The most difficult job in missions today is the Director of a sending office in the west.
Many of our listeners are leaders or influencers in their local churches. As they’re evaluating what kind of networks might be beneficial to their church, what advice would you have for them?
- I would recommend that you need to develop a network engagement strategy. You need to develop a very intentional strategy about how you’re going to engage with networks.
- Before you do this, you have to identify and understand who you are as a church. You’re not going to be able to do everything. God has uniquely gifted you as a local church with individuals within the church, maybe people that live around your church, maybe immigrants that have come there.
- Then you look at the world of networks. Go to Linking Global Voices and search according to the issues or regions of the world.
- You’re not going to be able to engage in all of these networks. There are four levels of engagement with a network.

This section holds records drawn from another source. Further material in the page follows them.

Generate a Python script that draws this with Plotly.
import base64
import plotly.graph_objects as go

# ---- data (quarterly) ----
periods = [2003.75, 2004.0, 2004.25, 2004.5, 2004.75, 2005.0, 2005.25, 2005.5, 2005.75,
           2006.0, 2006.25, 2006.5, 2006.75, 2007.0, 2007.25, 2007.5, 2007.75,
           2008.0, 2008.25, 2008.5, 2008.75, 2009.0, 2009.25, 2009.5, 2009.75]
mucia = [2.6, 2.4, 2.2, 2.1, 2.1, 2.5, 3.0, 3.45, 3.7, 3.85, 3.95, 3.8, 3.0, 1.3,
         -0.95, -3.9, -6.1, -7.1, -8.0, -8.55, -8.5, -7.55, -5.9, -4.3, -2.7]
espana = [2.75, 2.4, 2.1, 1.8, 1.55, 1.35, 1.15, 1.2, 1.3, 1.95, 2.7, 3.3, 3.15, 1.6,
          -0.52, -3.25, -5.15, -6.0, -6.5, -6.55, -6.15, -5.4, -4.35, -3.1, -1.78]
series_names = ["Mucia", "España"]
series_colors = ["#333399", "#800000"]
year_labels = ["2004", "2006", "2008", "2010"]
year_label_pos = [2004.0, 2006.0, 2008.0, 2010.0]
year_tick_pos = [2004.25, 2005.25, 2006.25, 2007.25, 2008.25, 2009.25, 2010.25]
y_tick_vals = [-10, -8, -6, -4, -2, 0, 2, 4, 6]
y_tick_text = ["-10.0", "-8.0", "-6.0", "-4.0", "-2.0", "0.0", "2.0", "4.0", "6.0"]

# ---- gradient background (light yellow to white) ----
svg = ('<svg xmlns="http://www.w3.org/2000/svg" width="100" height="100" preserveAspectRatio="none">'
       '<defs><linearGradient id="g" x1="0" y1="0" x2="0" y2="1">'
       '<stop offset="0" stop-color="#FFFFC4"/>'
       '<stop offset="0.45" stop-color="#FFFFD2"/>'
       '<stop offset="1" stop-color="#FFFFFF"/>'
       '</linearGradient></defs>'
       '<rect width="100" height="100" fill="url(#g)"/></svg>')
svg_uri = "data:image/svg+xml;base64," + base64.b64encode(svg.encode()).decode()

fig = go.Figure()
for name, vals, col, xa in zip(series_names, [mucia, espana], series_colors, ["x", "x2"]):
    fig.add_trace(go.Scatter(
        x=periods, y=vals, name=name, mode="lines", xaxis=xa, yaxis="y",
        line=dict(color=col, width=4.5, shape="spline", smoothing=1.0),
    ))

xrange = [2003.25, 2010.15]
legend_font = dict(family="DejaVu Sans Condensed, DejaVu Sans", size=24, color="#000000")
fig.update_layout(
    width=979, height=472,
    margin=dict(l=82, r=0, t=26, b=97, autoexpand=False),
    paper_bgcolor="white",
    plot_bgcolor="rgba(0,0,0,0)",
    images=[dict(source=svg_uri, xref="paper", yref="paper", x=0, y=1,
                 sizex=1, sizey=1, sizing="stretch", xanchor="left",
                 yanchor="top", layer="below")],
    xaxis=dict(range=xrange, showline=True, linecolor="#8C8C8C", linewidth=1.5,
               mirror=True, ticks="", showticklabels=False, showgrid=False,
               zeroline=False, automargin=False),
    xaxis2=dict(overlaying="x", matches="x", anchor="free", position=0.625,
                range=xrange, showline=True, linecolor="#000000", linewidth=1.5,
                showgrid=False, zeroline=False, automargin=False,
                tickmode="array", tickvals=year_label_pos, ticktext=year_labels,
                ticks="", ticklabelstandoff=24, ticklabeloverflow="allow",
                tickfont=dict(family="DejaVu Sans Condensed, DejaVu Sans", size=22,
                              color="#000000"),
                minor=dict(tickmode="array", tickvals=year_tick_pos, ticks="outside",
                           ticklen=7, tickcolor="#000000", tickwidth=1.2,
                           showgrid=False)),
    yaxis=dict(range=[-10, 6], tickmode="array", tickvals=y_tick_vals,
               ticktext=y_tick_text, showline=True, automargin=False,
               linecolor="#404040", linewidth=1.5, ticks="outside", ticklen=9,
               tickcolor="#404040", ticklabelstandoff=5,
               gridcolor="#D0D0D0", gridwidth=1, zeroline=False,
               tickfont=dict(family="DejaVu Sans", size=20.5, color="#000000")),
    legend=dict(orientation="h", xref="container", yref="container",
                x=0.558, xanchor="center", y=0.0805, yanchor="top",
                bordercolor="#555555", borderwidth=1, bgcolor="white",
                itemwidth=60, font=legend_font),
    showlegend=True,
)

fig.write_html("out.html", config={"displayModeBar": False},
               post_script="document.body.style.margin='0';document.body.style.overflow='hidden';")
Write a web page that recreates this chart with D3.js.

- The first level is like the porch around the outside of the house. You can hear the conversation going on in the house.
- The second level is to actually go through the front door and sit down in the living room, and be a part of that discussion. That’s like going to an event. Go to an event.
- The third level is the dining room table, because that’s where the real conversations start to happen with those leaders in the network.
- The fourth level is getting into the kitchen. That’s where the leadership happens in a network.
You have to identify and understand who you are as a church. You’re not going to be able to just do everything out there.
We appreciate this time that you spent with us. If our listeners would like to contact you, how can they do that?.
- I’d be happy to follow up local churches as they process this, through my email address firstname.lastname@example.org
Eldon, just as we conclude, any last thought that you’d like to share with our audience?
- When people look at change, they think that everything is changing. Networks are not agencies. There are mission structures that need to be there. The traditional agencies are still valid. You’ll still want to work through them. Just remember that networks don’t do anything other than facilitating the space for leadership and connectivity.